# Bergwerk Mercury 2004: Titanschrauben für Canti-Sockel?



## Eisenfaust (24. März 2009)

Mein Bergwerk Mercury erhält demnächst eine Frischzellenkur in Form einer Scheibenbremse (endlich nach 5 Jahren der Abstinenz!). Meine Cantilever-Sockel würde ich gerne gegen Titanschrauben austauschen. Nun habe ich diesbezüglich die eine oder andere Frage.

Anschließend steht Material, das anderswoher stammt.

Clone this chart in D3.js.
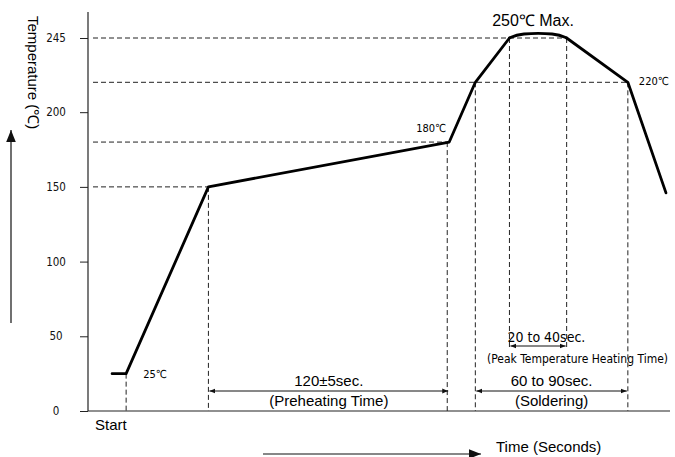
<!DOCTYPE html>
<html>
<head>
<meta charset="utf-8">
<script src="https://cdn.jsdelivr.net/npm/d3@7"></script>
<style>
  body { margin: 0; background: #fff; }
  svg { display: block; }
  .cond { font-family: "Liberation Sans Narrow", "DejaVu Sans Condensed", "Liberation Sans", sans-serif; }
  .reg { font-family: "Liberation Sans", Arial, sans-serif; }
</style>
</head>
<body>
<div id="chart"></div>
<script>
// reflow profile (time in seconds, temperature in C)
const profileTime = [12, 19, 60, 180, 193, 210, 215, 233.5, 238.5, 269, 288];
const profileTemp = [25, 25, 150, 180, 220, 245, 251, 251, 245, 220, 146];
// the rounded top runs between these two profile points
const peakStart = 5, peakEnd = 8;

// y axis ticks
const yTicks = [0, 50, 100, 150, 200, 245];

// horizontal guide levels and the time where each one meets the curve
const guideTemps = [150, 180, 220, 245];
const guideEnds = [60, 180, 269, 238.5];

// vertical guides dropped to the time axis
const dropTimes = [19, 60, 180, 193, 269];

// timed intervals
const spanFrom = [60, 193, 210];
const spanTo = [180, 269, 238.5];
const spanTop = ["120\u00b15sec.", "60 to 90sec.", "20 to 40sec."];
const spanBottom = ["(Preheating Time)", "(Soldering)", "(Peak Temperature Heating Time)"];

// point labels
const pointLabels = ["25\u2103", "180\u2103", "220\u2103", "250\u2103 Max."];

const W = 675, H = 457;
const svg = d3.select("#chart").append("svg")
    .attr("width", W).attr("height", H);

// schematic scales (the top of the temperature axis is stretched, as in the drawing)
const x = d3.scaleLinear().domain([0, 290]).range([88, 670]);
const y = d3.scaleLinear().domain([0, 220, 245, 250]).range([411, 82.3, 38, 34]);

// arrow markers
const defs = svg.append("defs");
function marker(id, size, orient) {
    defs.append("marker")
        .attr("id", id)
        .attr("viewBox", "0 0 10 10")
        .attr("refX", 10).attr("refY", 5)
        .attr("markerWidth", size).attr("markerHeight", size)
        .attr("markerUnits", "userSpaceOnUse")
        .attr("orient", orient)
        .append("path")
        .attr("d", "M0,1 L10,5 L0,9 Z")
        .attr("fill", "#111");
}
marker("tip", 6, "auto-start-reverse");
marker("bigtip", 12, "auto");

// horizontal dashed guides
svg.append("g").selectAll("line")
    .data(guideTemps)
    .join("line")
    .attr("x1", x(0) + 5)
    .attr("x2", (d, i) => x(guideEnds[i]))
    .attr("y1", d => y(d)).attr("y2", d => y(d))
    .attr("stroke", "#222").attr("stroke-width", 1)
    .attr("stroke-dasharray", "5,3");

// vertical dashed guides to the axis
svg.append("g").selectAll("line")
    .data(dropTimes)
    .join("line")
    .attr("x1", d => x(d) - (d === 180 ? 2 : 0))
    .attr("x2", d => x(d) - (d === 180 ? 2 : 0))
    .attr("y1", d => y(profileTemp[profileTime.indexOf(d)]))
    .attr("y2", y(0))
    .attr("stroke", "#222").attr("stroke-width", 1)
    .attr("stroke-dasharray", "5,3");

// peak guides stop at the peak interval arrow
const peakArrowY = 346;
svg.append("g").selectAll("line")
    .data([spanFrom[2], spanTo[2]])
    .join("line")
    .attr("x1", d => x(d)).attr("x2", d => x(d))
    .attr("y1", y(245)).attr("y2", peakArrowY + 2)
    .attr("stroke", "#222").attr("stroke-width", 1)
    .attr("stroke-dasharray", "5,3");

// axes
const yAxis = d3.axisLeft(y).tickValues(yTicks).tickSize(8).tickPadding(16).tickFormat(d => d);
const gy = svg.append("g").attr("transform", `translate(${x(0)},0)`).call(yAxis);
gy.select(".domain").remove();
gy.selectAll(".tick line").attr("stroke", "#222");
gy.selectAll(".tick text")
    .attr("class", "cond")
    .attr("text-anchor", "middle")
    .attr("x", -32)
    .attr("fill", "#111")
    .style("font-size", "11.5px");

svg.append("line")
    .attr("x1", x(0)).attr("x2", x(0))
    .attr("y1", 12).attr("y2", y(0))
    .attr("stroke", "#222").attr("stroke-width", 1.2);
svg.append("line")
    .attr("x1", x(0)).attr("x2", x.range()[1])
    .attr("y1", y(0)).attr("y2", y(0))
    .attr("stroke", "#222").attr("stroke-width", 1.2);

// profile curve: straight ramps, rounded top
const idx = d3.range(profileTime.length);
const straight = d3.line()
    .x(i => x(profileTime[i]))
    .y(i => y(profileTemp[i]));
const rounded = d3.line()
    .curve(d3.curveBasis)
    .x(i => x(profileTime[i]))
    .y(i => y(profileTemp[i]));
const parts = [
    [straight, idx.slice(0, peakStart + 1)],
    [rounded, idx.slice(peakStart, peakEnd + 1)],
    [straight, idx.slice(peakEnd)]
];
svg.append("g").selectAll("path")
    .data(parts)
    .join("path")
    .attr("fill", "none")
    .attr("stroke", "#000")
    .attr("stroke-width", 2.8)
    .attr("stroke-linejoin", "round")
    .attr("stroke-linecap", "round")
    .attr("d", d => d[0](d[1]));

// interval arrows and labels
const spanY = [391, 391, peakArrowY];
spanFrom.forEach((f, i) => {
    const peak = i === 2;
    svg.append("line")
        .attr("x1", x(f) + 1).attr("x2", x(spanTo[i]) - 1)
        .attr("y1", spanY[i]).attr("y2", spanY[i])
        .attr("stroke", "#111").attr("stroke-width", 1)
        .attr("marker-start", "url(#tip)")
        .attr("marker-end", "url(#tip)");
    const cx = (x(f) + x(spanTo[i])) / 2;
    if (peak) {
        svg.append("text").attr("class", "cond")
            .attr("x", x(f) - 2).attr("y", spanY[i] - 4)
            .style("font-size", "14px")
            .text(spanTop[i]);
        svg.append("text").attr("class", "cond")
            .attr("x", 487).attr("y", spanY[i] + 17)
            .attr("textLength", 181).attr("lengthAdjust", "spacingAndGlyphs")
            .style("font-size", "11.5px")
            .text(spanBottom[i]);
    } else {
        svg.append("text").attr("class", "reg")
            .attr("x", cx).attr("y", spanY[i] - 5)
            .attr("text-anchor", "middle")
            .style("font-size", "15px")
            .text(spanTop[i]);
        svg.append("text").attr("class", "reg")
            .attr("x", cx).attr("y", spanY[i] + 15)
            .attr("text-anchor", "middle")
            .style("font-size", "15px")
            .text(spanBottom[i]);
    }
});

// point labels
svg.append("text").attr("class", "cond")
    .attr("x", x(profileTime[1]) + 17).attr("y", y(25) + 4)
    .style("font-size", "11px").text(pointLabels[0]);
svg.append("text").attr("class", "cond")
    .attr("x", x(180) - 3).attr("y", y(180) - 10)
    .attr("text-anchor", "end")
    .style("font-size", "11px").text(pointLabels[1]);
svg.append("text").attr("class", "cond")
    .attr("x", x(269) + 11).attr("y", y(220) + 3)
    .style("font-size", "11px").text(pointLabels[2]);
svg.append("text").attr("class", "reg")
    .attr("x", (x(spanFrom[2]) + x(spanTo[2])) / 2 - 5).attr("y", 26)
    .attr("text-anchor", "middle")
    .style("font-size", "16px").text(pointLabels[3]);

// axis titles
svg.append("text").attr("class", "reg")
    .attr("transform", "translate(28,16) rotate(90)")
    .style("font-size", "15px")
    .text("Temperature (\u2103)");
svg.append("line")
    .attr("x1", 11).attr("x2", 11)
    .attr("y1", 323).attr("y2", 130)
    .attr("stroke", "#111").attr("stroke-width", 1.2)
    .attr("marker-end", "url(#bigtip)");

svg.append("text").attr("class", "reg")
    .attr("x", 95).attr("y", 430)
    .style("font-size", "15px").text("Start");

svg.append("line")
    .attr("x1", 263).attr("x2", 481)
    .attr("y1", 454).attr("y2", 454)
    .attr("stroke", "#111").attr("stroke-width", 1.2)
    .attr("marker-end", "url(#bigtip)");
svg.append("text").attr("class", "reg")
    .attr("x", 496).attr("y", 452)
    .style("font-size", "15px").text("Time (Seconds)");
</script>
</body>
</html>
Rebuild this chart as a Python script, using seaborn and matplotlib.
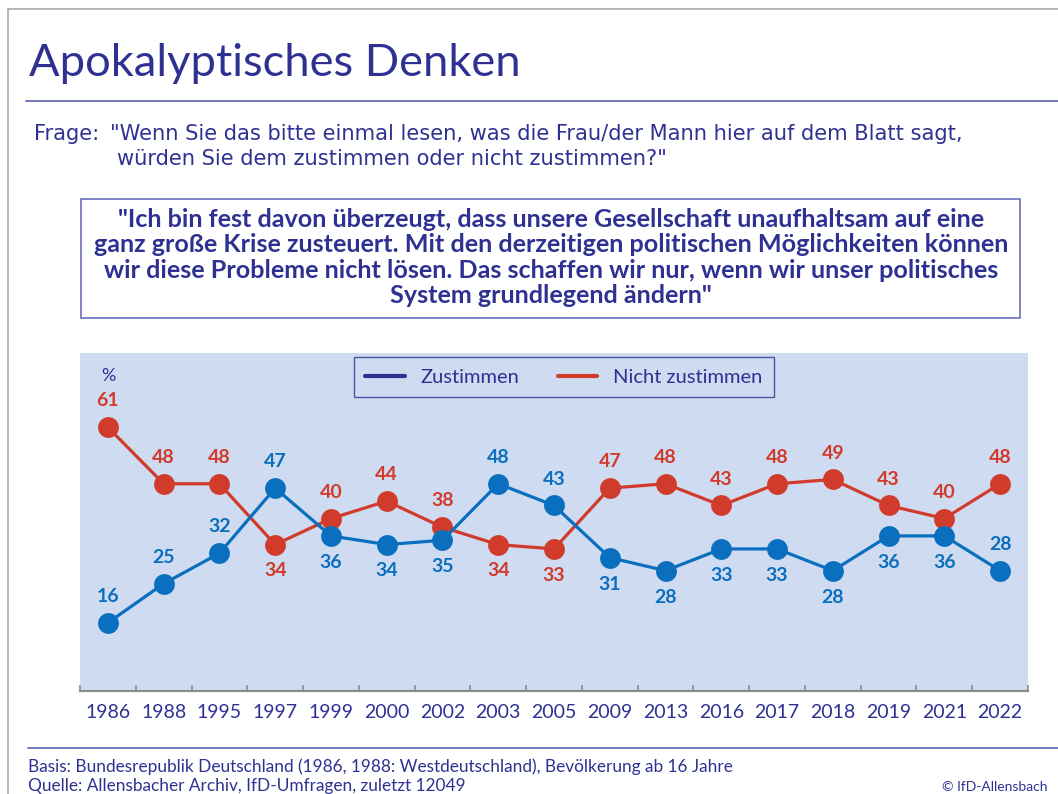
import matplotlib
matplotlib.use("Agg")
import matplotlib.pyplot as plt
import seaborn as sns
import pandas as pd
from matplotlib.lines import Line2D
from matplotlib.patches import Rectangle

sns.set_theme(style="white")
plt.rcParams['font.family'] = ['Lato', 'DejaVu Sans']

# data
years = ['1986', '1988', '1995', '1997', '1999', '2000', '2002', '2003', '2005',
         '2009', '2013', '2016', '2017', '2018', '2019', '2021', '2022']
zustimmen = [16, 25, 32, 47, 36, 34, 35, 48, 43, 31, 28, 33, 33, 28, 36, 36, 28]
nicht_zustimmen = [61, 48, 48, 34, 40, 44, 38, 34, 33, 47, 48, 43, 48, 49, 43, 40, 48]
# +1 = label above the point, -1 = below
zu_side = [1, 1, 1, 1, -1, -1, -1, 1, 1, -1, -1, -1, -1, -1, -1, -1, 1]
nz_side = [1, 1, 1, -1, 1, 1, 1, -1, -1, 1, 1, 1, 1, 1, 1, 1, 1]

navy = '#2e3192'
blue = '#0a6fbf'
red = '#d13b2c'
bg = '#cfdbf0'

W, H = 1058, 794


def fx(px):
    return px / W


def fy(py):
    return 1 - py / H


fig = plt.figure(figsize=(W / 100, H / 100), dpi=100)

# frame + rules
fig.add_artist(Line2D([fx(8), fx(8)], [fy(9), fy(794)], color='#a8a8a8', lw=1.2))
fig.add_artist(Line2D([fx(8), fx(1058)], [fy(9), fy(9)], color='#a8a8a8', lw=1.2))
fig.add_artist(Line2D([fx(26), fx(1058)], [fy(101), fy(101)], color='#5a5fb0', lw=1.2))
fig.add_artist(Line2D([fx(28), fx(1058)], [fy(748), fy(748)], color='#5a5fb0', lw=1.2))

fig.text(fx(29), fy(76), 'Apokalyptisches Denken', fontsize=32.6, color=navy,
         va='baseline', ha='left')

qfont = ['DejaVu Sans']
fig.text(fx(34), fy(140), 'Frage:', fontsize=15.1, color=navy, va='baseline', family=qfont)
fig.text(fx(110), fy(140), '"Wenn Sie das bitte einmal lesen, was die Frau/der Mann hier auf dem Blatt sagt,',
         fontsize=15.1, color=navy, va='baseline', family=qfont)
fig.text(fx(117), fy(165), 'würden Sie dem zustimmen oder nicht zustimmen?"',
         fontsize=15.1, color=navy, va='baseline', family=qfont)

fig.add_artist(Rectangle((fx(81), fy(318)), fx(1020) - fx(81), fy(199) - fy(318),
                         fill=False, edgecolor='#6a6fbf', lw=1.2))
quote_lines = ['"Ich bin fest davon überzeugt, dass unsere Gesellschaft unaufhaltsam auf eine',
               'ganz große Krise zusteuert. Mit den derzeitigen politischen Möglichkeiten können',
               'wir diese Probleme nicht lösen. Das schaffen wir nur, wenn wir unser politisches',
               'System grundlegend ändern"']
for i, line in enumerate(quote_lines):
    fig.text(fx(551), fy(227 + 25.4 * i), line, fontsize=18.1, color=navy,
             fontweight='bold', ha='center', va='baseline')

# chart
ax = fig.add_axes([fx(80), fy(691), fx(1028) - fx(80), fy(353) - fy(691)])
ax.set_facecolor(bg)

pos = list(range(len(years)))
df = pd.DataFrame({
    'pos': pos * 2,
    'wert': nicht_zustimmen + zustimmen,
    'serie': ['Nicht zustimmen'] * len(years) + ['Zustimmen'] * len(years),
})
sns.lineplot(data=df, x='pos', y='wert', hue='serie',
             palette={'Nicht zustimmen': red, 'Zustimmen': blue},
             marker='o', markersize=15, markeredgewidth=0, linewidth=2.3,
             legend=False, ax=ax)

for vals, sides, col in [(nicht_zustimmen, nz_side, red), (zustimmen, zu_side, blue)]:
    for p, v, s in zip(pos, vals, sides):
        ax.annotate(str(v), (p, v), xytext=(0, 19 * s), textcoords='offset points',
                    ha='center', va='center', fontsize=14, fontweight='bold',
                    color=col, zorder=5)

ax.set_xlim(-0.5, len(years) - 0.5)
ax.set_ylim(0.3, 78.1)
ax.set_xticks(pos)
ax.set_xticklabels(years)
ax.set_xticks([p - 0.5 for p in pos] + [len(years) - 0.5], minor=True)
ax.set_yticks([])
ax.set_xlabel('')
ax.set_ylabel('')
for side in ['top', 'left', 'right']:
    ax.spines[side].set_visible(False)
ax.spines['bottom'].set_color('#8c8c8c')
ax.spines['bottom'].set_linewidth(1.6)
ax.tick_params(axis='x', which='major', length=0, pad=9, labelsize=14, labelcolor=navy)
ax.tick_params(axis='x', which='minor', direction='in', length=4.5, width=1.2,
               color='#8c8c8c', bottom=True)

ax.text((108 - 80) / (1028 - 80), (691 - 376) / (691 - 353), '%', transform=ax.transAxes,
        fontsize=13, color=navy, ha='center', va='center')

handles = [Line2D([], [], color=navy, lw=3), Line2D([], [], color=red, lw=3)]
leg = fig.legend(handles, ['Zustimmen', 'Nicht zustimmen'], ncol=2,
                 loc='center', bbox_to_anchor=(fx(564), fy(377)),
                 fontsize=14.5, frameon=True, fancybox=False, handlelength=1.95,
                 handletextpad=0.8, columnspacing=1.9, borderpad=0.55)
leg.get_frame().set_edgecolor(navy)
leg.get_frame().set_facecolor(bg)
leg.get_frame().set_linewidth(1.0)
for t in leg.get_texts():
    t.set_color(navy)

fig.text(fx(28), fy(772), 'Basis: Bundesrepublik Deutschland (1986, 1988: Westdeutschland), Bevölkerung ab 16 Jahre',
         fontsize=12.4, color=navy, va='baseline')
fig.text(fx(28), fy(791), 'Quelle: Allensbacher Archiv, IfD-Umfragen, zuletzt 12049',
         fontsize=12.4, color=navy, va='baseline')
fig.text(fx(1048), fy(791), '© IfD-Allensbach', fontsize=10, color=navy,
         va='baseline', ha='right')

fig.savefig('out.png', dpi=100)
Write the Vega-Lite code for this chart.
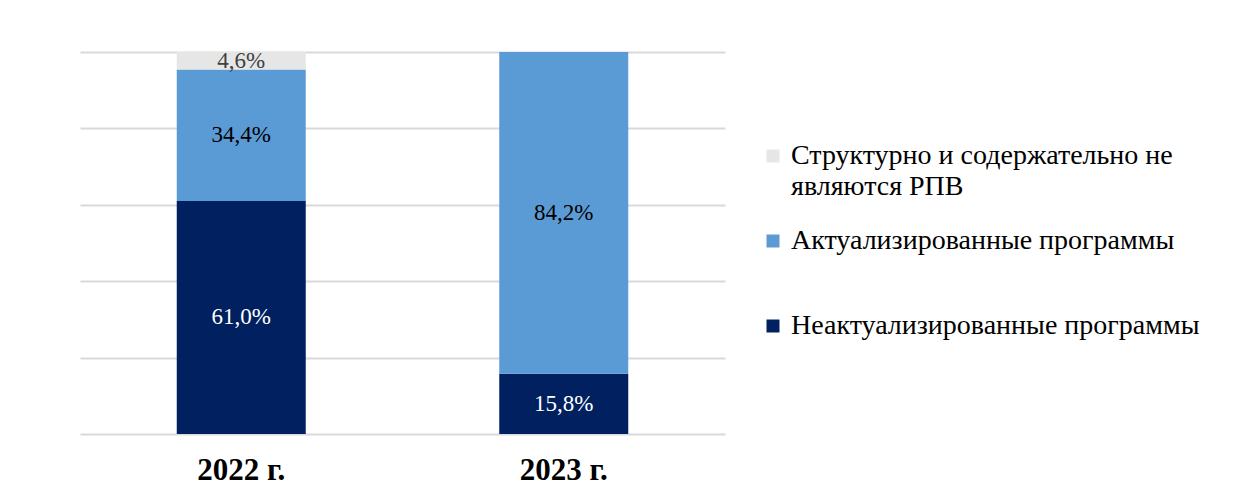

Vertragen sich Titan und Alu auf Dauer ohne spezielle Behandlung (Stichwort elektrochemisches Potential und infolge dessen Korrosion)? Oder doch besser Alu-Schrauben? Wo gibt es farblich passend abgestimmte Titan- oder Aluschrauben (mein Rahmen ist taubengrau-blau, also würden es schwarze Schrauben auch richten)?

Dank im voraus.


----------



## XC_Freund (25. März 2009)

Titancantisockel hat RS bei den teureren SID Modellen standardmässig in die Alutauchrohre geschraubt. Wegen dem elektrochemischen Potential würde ich mir keine Sorgen mache. Als 110% Lösung halt mit ti-prep montieren.
Wenn du die Schrauben noch nicht hast, würde ich das hier nehmen:
http://www.bike-components.de/products/info/p5297_Bremssockelschrauben-2-Stueck.html

Welche Disc wird es denn?


----------



## MTB-News.de




----------



## Eisenfaust (27. März 2009)

Danke für die Info.

Es wird, nein, es ist schon eine Magura Louise BAT VentiDisc mit 180mm Trennscheiben vorne und hinten. Ich dachte mir, daß an ein deutsches MTB auch eine ebensolche Bremse gehört - im Moment lese ich aber nur Gemischtes über diese Scheiben-Bremse. Bei der Bremsscheibengroße habe ich mich ordentlich versehen - die Scheiben sind ja riesig! Nun ja, da es mir weniger auf Leichtbau als auf Stabilitat in Maßen und gute Haltbarkeit ankommt, werde ich mich überraschen lassen, wie sich das Bremslein an meinem nun nicht mehr ganz originellen BW macht ;-)


----------



## greg_mtk (28. März 2009)

Eisenfaust schrieb:


> Magura Louise BAT VentiDisc mit 180mm Trennscheiben vorne und hinten. Ich dachte mir, daß an ein deutsches MTB auch eine ebensolche Bremse gehört


  so hab ichs auch gemacht. kann bisher nichts negatives über die louise berichten. bei langsamer fahrt und schleifender bremse macht sie ne grausige musik und das hinterrad blockiert um einiges schneller als mit der 160er marta, aber soll ich das als "negativ" zu bewerten ???


----------